Before any comments, I'm just clearing this up, especially with that "Iuc hacked into Laura's account."
Okay, I believe Ice "stole" Iuc's ex. As far as I'm concerned, Ice never stole anyone. (Let's call Iuc's ex "Chicken" in this because I don't want to mention names.) Chicken wanted to break up with Iuc because of constant fights, after that he got with Ice. Ice doesn't have anything to do with the break-up and I believe she is innocent in the break-up problem.
I get it, Ice made you even more depressed and suicidal.. but she didn't mean it. Here, in this thread, she tried to fix something, something she was actually sorry for and didn't intend to happen. Going at her (Phoenix) and showing screenshots isn't solving the problem in who the good guy or bad guy is in this, because really, there isn't. Instead of saying that, at least accept the apology, she didn't mean this to happen, please understand.
I know you're saying you will suicide because of Ice, but suiciding because of someone in a game isn't going to help you, dear. Everything you left behind will stay and you have to remember that, it's not getting erased. Try to talk this out nicely and don't bring up things like "But, Ice cheats, but, Ice lies, but, Ice," blah blah blah because this situation won't be solved like this. There are other things to do than committing suicide because of a stranger. As I said, talk it out.
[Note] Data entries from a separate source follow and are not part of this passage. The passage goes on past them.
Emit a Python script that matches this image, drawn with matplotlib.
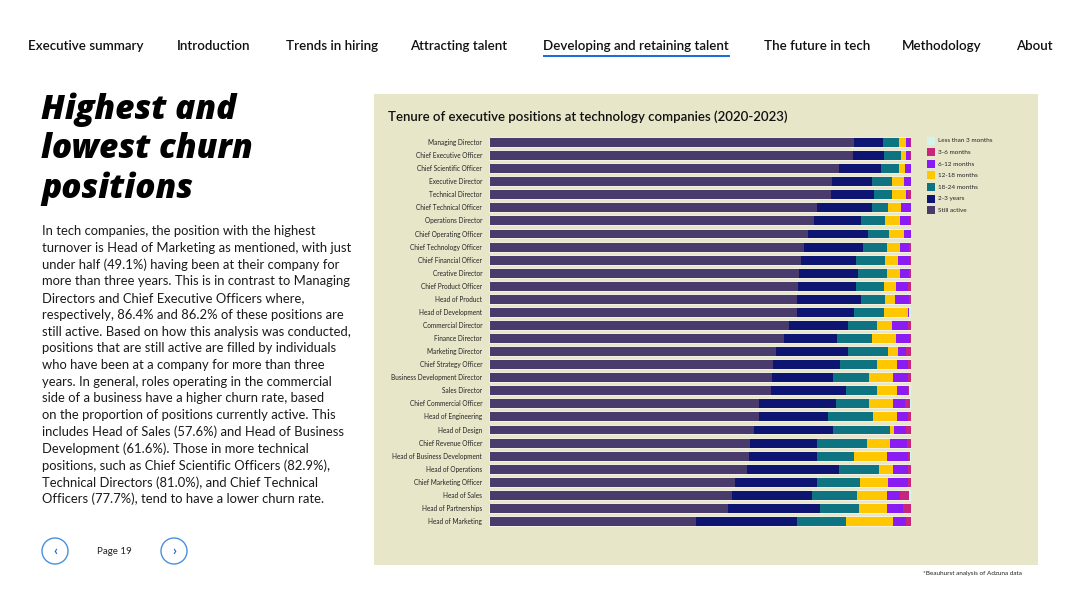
import matplotlib
matplotlib.use("Agg")
import matplotlib.pyplot as plt
from matplotlib.patches import Rectangle, Ellipse
import numpy as np

plt.rcParams['font.family'] = ['Lato', 'DejaVu Sans']

# roles, top to bottom
roles = ["Managing Director", "Chief Executive Officer", "Chief Scientific Officer",
         "Executive Director", "Technical Director", "Chief Technical Officer",
         "Operations Director", "Chief Operating Officer", "Chief Technology Officer",
         "Chief Financial Officer", "Creative Director", "Chief Product Officer",
         "Head of Product", "Head of Development", "Commercial Director",
         "Finance Director", "Marketing Director", "Chief Strategy Officer",
         "Business Development Director", "Sales Director", "Chief Commercial Officer",
         "Head of Engineering", "Head of Design", "Chief Revenue Officer",
         "Head of Business Development", "Head of Operations", "Chief Marketing Officer",
         "Head of Sales", "Head of Partnerships", "Head of Marketing"]

still_active = [86.4, 86.2, 82.9, 81.2, 81.0, 77.7, 77.0, 75.6, 74.7, 74.0,
                73.5, 73.2, 73.1, 72.9, 71.0, 70.0, 68.1, 67.2, 67.1, 66.9,
                64.0, 64.0, 62.8, 61.9, 61.6, 61.1, 58.3, 57.6, 56.6, 49.1]
y2_3 = [7.0, 7.4, 10.0, 9.6, 10.3, 13.1, 11.1, 14.2, 14.0, 13.0,
        14.0, 13.7, 15.0, 13.6, 14.1, 12.4, 17.0, 15.9, 14.4, 17.8,
        18.2, 16.3, 18.6, 15.9, 16.2, 21.9, 19.4, 19.0, 21.8, 24.0]
m18_24 = [3.7, 4.0, 4.2, 4.8, 4.2, 3.7, 5.8, 5.1, 5.5, 6.9,
          6.7, 6.7, 5.7, 7.1, 6.9, 8.4, 9.5, 8.8, 8.6, 7.3,
          7.9, 10.7, 13.6, 11.7, 8.8, 9.5, 10.3, 10.7, 9.3, 11.6]
m12_18 = [1.8, 1.3, 1.5, 2.8, 3.3, 3.2, 3.5, 3.5, 3.1, 3.1,
          3.1, 2.9, 2.3, 5.6, 3.4, 5.6, 2.4, 4.9, 5.6, 4.8,
          5.7, 5.6, 0.9, 5.5, 7.8, 3.3, 6.6, 6.9, 6.5, 11.0]
m6_12 = [0.9, 0.9, 1.3, 1.6, 0.5, 2.3, 2.3, 1.6, 2.3, 2.8,
         2.3, 2.7, 3.5, 0.3, 3.8, 3.4, 1.8, 2.4, 3.5, 2.6,
         2.7, 2.6, 3.0, 4.0, 4.8, 3.4, 4.6, 3.1, 3.8, 3.0]
m3_6 = [0.2, 0.2, 0.1, 0.0, 0.7, 0.0, 0.3, 0.0, 0.4, 0.2,
        0.4, 0.8, 0.4, 0.0, 0.8, 0.2, 1.2, 0.8, 0.8, 0.1,
        1.2, 0.8, 1.1, 1.0, 0.6, 0.8, 0.8, 2.2, 2.0, 1.3]
lt3 = [0.0, 0.0, 0.0, 0.0, 0.0, 0.0, 0.0, 0.0, 0.0, 0.0,
       0.0, 0.0, 0.0, 0.5, 0.0, 0.0, 0.0, 0.0, 0.0, 0.5,
       0.3, 0.0, 0.0, 0.0, 0.2, 0.0, 0.0, 0.5, 0.0, 0.0]

series_names = ["Still active", "2-3 years", "18-24 months", "12-18 months",
                "6-12 months", "3-6 months", "Less than 3 months"]
series_vals = [still_active, y2_3, m18_24, m12_18, m6_12, m3_6, lt3]
series_cols = ["#4a3b6d", "#0d1471", "#0e7482", "#fec700", "#8a1cf3", "#c8257d", "#d2f4ec"]

nav_items = ["Executive summary", "Introduction", "Trends in hiring", "Attracting talent",
             "Developing and retaining talent", "The future in tech", "Methodology", "About"]
nav_x = [28, 177, 286, 410, 543, 764, 902, 1016]

heading = ["Highest and", "lowest churn", "positions"]
body = ["In tech companies, the position with the highest",
        "turnover is Head of Marketing as mentioned, with just",
        "under half (49.1%) having been at their company for",
        "more than three years. This is in contrast to Managing",
        "Directors and Chief Executive Officers where,",
        "respectively, 86.4% and 86.2% of these positions are",
        "still active. Based on how this analysis was conducted,",
        "positions that are still active are filled by individuals",
        "who have been at a company for more than three",
        "years. In general, roles operating in the commercial",
        "side of a business have a higher churn rate, based",
        "on the proportion of positions currently active. This",
        "includes Head of Sales (57.6%) and Head of Business",
        "Development (61.6%). Those in more technical",
        "positions, such as Chief Scientific Officers (82.9%),",
        "Technical Directors (81.0%), and Chief Technical",
        "Officers (77.7%), tend to have a lower churn rate."]

W, H = 1080, 607
fig = plt.figure(figsize=(W / 100, H / 100), dpi=100)
fig.patch.set_facecolor("white")


def fx(px):
  return px / W


def fy(py):
  return 1 - py / H


# nav bar
for name, x in zip(nav_items, nav_x):
  fig.text(fx(x), fy(46), name, fontsize=9.6, fontweight="semibold",
           color="#111111", va="center", ha="left")
fig.add_artist(Rectangle((fx(543), fy(57)), fx(730 - 543), 2.2 / H,
                         transform=fig.transFigure, color="#1a6fd9", lw=0))

# heading and body text
for i, line in enumerate(heading):
  fig.text(fx(41), fy(110 + i * 39.5), line, fontsize=24, fontweight="heavy",
           style="italic", color="#000000", va="center", ha="left",
           family=["Open Sans", "DejaVu Sans"])
for i, line in enumerate(body):
  fig.text(fx(42), fy(231 + i * 16.75), line, fontsize=9.35, color="#1a1a1a",
           va="center", ha="left")

# page navigation
for cx in [55, 174]:
  fig.add_artist(Ellipse((fx(cx), fy(551)), 26 / W, 26 / H, transform=fig.transFigure,
                         facecolor="none", edgecolor="#4a8fe0", lw=1.0))
fig.text(fx(97), fy(552), "Page 19", fontsize=7, color="#222222", va="center")
fig.text(fx(55), fy(551), "‹", fontsize=10, color="#1a6fd9", va="center",
         ha="center", fontweight="bold")
fig.text(fx(174), fy(551), "›", fontsize=10, color="#1a6fd9", va="center",
         ha="center", fontweight="bold")

# chart panel
fig.add_artist(Rectangle((fx(374), fy(565)), fx(1038 - 374), (565 - 94) / H,
                         transform=fig.transFigure, facecolor="#e8e6c9", lw=0,
                         zorder=0))
fig.text(fx(388), fy(117), "Tenure of executive positions at technology companies (2020-2023)",
         fontsize=9.55, fontweight="semibold", color="#111111", va="center")

ax = fig.add_axes([fx(489), fy(527.5), fx(911 - 489), (527.5 - 135.5) / H])
ax.set_facecolor("none")
ypos = np.arange(len(roles))
left = np.zeros(len(roles))
for name, vals, col in zip(series_names, series_vals, series_cols):
  vals = np.array(vals)
  ax.barh(ypos, vals, left=left, height=0.76, color=col, label=name, lw=0)
  left = left + vals
ax.barh(ypos, left, height=0.76, facecolor="none", edgecolor="#f3f2e4", lw=0.7)
ax.set_xlim(0, 100)
ax.set_ylim(len(roles) - 0.5, -0.5)
ax.set_yticks(ypos)
ax.set_yticklabels(roles, fontsize=4.7, color="#222222")
ax.tick_params(axis="y", length=0, pad=5)
ax.set_xticks([])
for s in ax.spines.values():
  s.set_visible(False)

# legend
leg_names = series_names[::-1]
leg_cols = series_cols[::-1]
for i, (name, col) in enumerate(zip(leg_names, leg_cols)):
  yy = 141 + i * 11.5
  fig.add_artist(Rectangle((fx(927), fy(yy + 4)), 8 / W, 8 / H,
                           transform=fig.transFigure, facecolor=col, lw=0))
  fig.text(fx(938), fy(yy), name, fontsize=4.6, color="#222222", va="center")

fig.text(fx(923), fy(574), "*Beauhurst analysis of Adzuna data", fontsize=4.6,
         color="#222222", va="center")

fig.savefig("out.png", dpi=100, facecolor="white")
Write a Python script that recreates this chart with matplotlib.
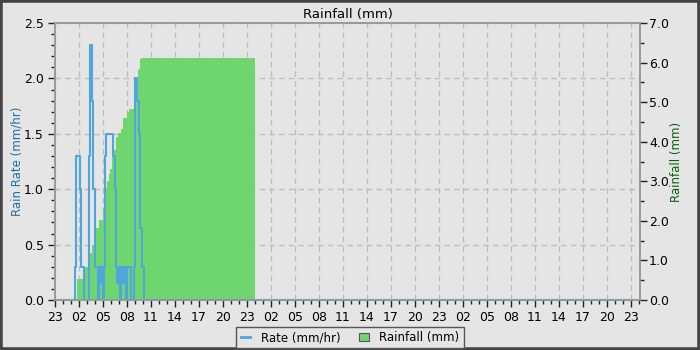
import numpy as np
import matplotlib
matplotlib.use("Agg")
from matplotlib import pyplot as plt
from matplotlib.lines import Line2D
from matplotlib.patches import Patch, Rectangle
from matplotlib.ticker import MultipleLocator, FuncFormatter

# hours since 23:00 on the first day
start_hour = 23
rate_hours = [0.4, 2.5, 2.6, 3.1, 3.25, 3.6, 4.2, 4.25, 4.4, 4.6, 4.75, 5.0, 5.35, 5.5,
              5.6, 5.75, 5.95, 6.15, 6.2, 6.4, 7.2, 7.5, 7.6, 7.8, 7.95, 8.1, 8.2, 8.55,
              8.7, 8.85, 8.95, 9.45, 9.85, 10.0, 10.3, 10.5, 10.6, 10.85, 11.15, 72.25]
rate_values = [0.0, 0.3, 1.3, 1.0, 0.3, 0.0, 0.3, 1.3, 2.3, 1.8, 1.0, 0.3, 0.0, 0.3,
               0.15, 0.3, 0.0, 0.3, 1.3, 1.5, 1.3, 1.0, 0.3, 0.15, 0.3, 0.0, 0.3, 0.15,
               0.3, 0.0, 0.3, 0.0, 0.3, 2.0, 1.8, 1.5, 0.65, 0.3, 0.0, 0.0]

rain_hours = [2.7, 3.6, 4.15, 4.4, 4.6, 5.0, 5.5, 5.95, 6.25, 6.55, 6.75, 6.9, 7.1, 7.3,
              7.6, 7.9, 8.2, 8.55, 9.05, 9.25, 9.9, 10.1, 10.35, 10.5, 10.6, 10.75, 25.0]
rain_mm = [0.53, 0.84, 1.01, 1.19, 1.39, 1.82, 2.02, 2.33, 2.83, 3.0, 3.18, 3.31, 3.61, 3.79,
           4.12, 4.22, 4.32, 4.6, 4.75, 4.83, 5.10, 5.33, 5.81, 5.84, 6.09, 6.12, 6.12]

bg = "#e5e5e5"
blue = "#4ea6dc"
green = "#6fd66f"

plt.rcParams["font.family"] = "DejaVu Sans"
plt.rcParams["font.size"] = 9

fig = plt.figure(figsize=(7, 3.5), dpi=100, facecolor=bg)
ax = fig.add_axes([0.0786, 0.143, 0.8357, 0.791])
ax.set_facecolor(bg)
ax2 = ax.twinx()
ax2.patch.set_visible(False)

ax2.fill_between(rain_hours, rain_mm, step="post", color=green, linewidth=0, zorder=1)
ax2.plot(rate_hours, rate_values, drawstyle="steps-post", color=blue, lw=1.5,
         transform=ax.transData, zorder=2, clip_on=False)

ax.set_xlim(0, 73.15)
ax.set_ylim(0, 2.5)
ax2.set_ylim(0, 7.0)
ax2.set_xlim(0, 73.15)

ax.xaxis.set_major_locator(MultipleLocator(3))
ax.xaxis.set_minor_locator(MultipleLocator(1))
ax.xaxis.set_major_formatter(FuncFormatter(lambda v, p: "%02d" % ((start_hour + int(round(v))) % 24)))
ax.yaxis.set_major_locator(MultipleLocator(0.5))
ax.yaxis.set_minor_locator(MultipleLocator(0.1))
ax.yaxis.set_major_formatter(FuncFormatter(lambda v, p: "%.1f" % v))
ax2.yaxis.set_major_locator(MultipleLocator(1.0))
ax2.yaxis.set_minor_locator(MultipleLocator(0.5))
ax2.yaxis.set_major_formatter(FuncFormatter(lambda v, p: "%.1f" % v))

for a in (ax, ax2):
    a.tick_params(which="major", direction="out", length=5, width=1, color="#222222",
                  labelsize=9, pad=3)
    a.tick_params(which="minor", direction="out", length=3, width=1, color="#222222")
    for s in a.spines.values():
        s.set_color("#999999")
        s.set_linewidth(1.2)
ax2.tick_params(which="major", pad=1.5)

ax.grid(True, which="major", linestyle=(0, (4, 3)), color="#bdbdbd", linewidth=1)

ax.set_title("Rainfall (mm)", fontsize=9.5, pad=4)
ax.set_ylabel("Rain Rate (mm/hr)", color="#1f6fa5", fontsize=8.5, labelpad=0)
ax2.set_ylabel("Rainfall (mm)", color="#0b5f0b", fontsize=8.5, labelpad=1)

handles = [Line2D([], [], color=blue, lw=2),
           Patch(facecolor=green, edgecolor="#555555", linewidth=0.8)]
leg = fig.legend(handles, ["Rate (mm/hr)", "Rainfall (mm)"], loc="lower center",
                 bbox_to_anchor=(0.5, -0.012), ncol=2, fontsize=8.5, fancybox=False,
                 framealpha=1, facecolor=bg, edgecolor="#555555", handlelength=0.8,
                 handleheight=0.7, handletextpad=0.9, columnspacing=1.6, borderpad=0.35)
leg.get_frame().set_linewidth(1)

fig.patches.append(Rectangle((0, 0), 1, 1, transform=fig.transFigure, fill=False,
                             edgecolor="#444444", linewidth=4))

fig.savefig("out.png", facecolor=bg)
Suicide isn't the answer to your problems, but a simple acception and moving on is. Just forget about this, move on, don't think about it. You shouldn't be worrying about something online, you should be worrying about yourself in the real world. What I'm saying is, it's stupid to commit suicide because of someone online, if you can't handle them, at least try to work something out and come up with a solution.
"Iuc hacked into Laura's account."
It is actually impossible to hack into someone's account on this server according to the owner, so I don't get it. And to be honest, how do you expect someone like Iuc to hack into my account? It wouldn't matter because I would of reset my own password, I have that command. I don't know who passed on this crap that Iuc hacked into my account, but I'm assuming who the person is. Just to be clear, I didn't give Iuc my password, nor did she hack into my account, and I'll admit, that is a lie that Ice told, but I know a lie that she didn't know was one.
Ice might of lied, but many people lie about the biggest things. What if you found out a friend of yours was lying to you about everything and was against you this whole time? What's as bad as that? She even apologised for that and you can't forgive her.
Also, what does someone online have to do with your real family? I don't understand, please explain this nonsense at least.
I don't really understand how Ice is a cheater. I have spoken to all of the people that Iuc said Ice was cheating on Chicken with and they all have claimed that this was before Ice was dating Chicken, so after all, it is confirmed, the answer is confirmed, Ice is not a cheater. Even the stuff that happened when Ice was dating Chicken, it's not cheating, it's called real friendship. I've seen you do what Ice does with boys but with girls, what's the difference between a boy and a girl when it comes to friendship? Why does it lead to so many problems? Girls always over-react to this, I think you should calm down.
I understand that Ice may of hurt Book, but what it clearly says is she didn't mean to hurt any of your friends. I do have proof that Ice has said stuff about Book, but actually, it's just about the game, like Ice wants to target Book and stuff, nothing bad. She may have called Book rude things, but I find it in a way that she wanted to add in some humour with a few of the words and the others I wouldn't call that bad, but still, Ice, please be careful when you speak next time, even if the person isn't there, it could really offend them, imagine if someone said that about you. Please think about this.
I may have gotten almost everything wrong, but I'm just going to say this, I'm not ashamed for telling the truth. As I wrote this, I felt all the stress inside of me start floating away, because I was no longer lying about being on anyone's sides, I could finally say what I have been thinking about this situation the whole time, so please know I'm just being honest, I'm sorry if I offended anyone in any way, shape or form.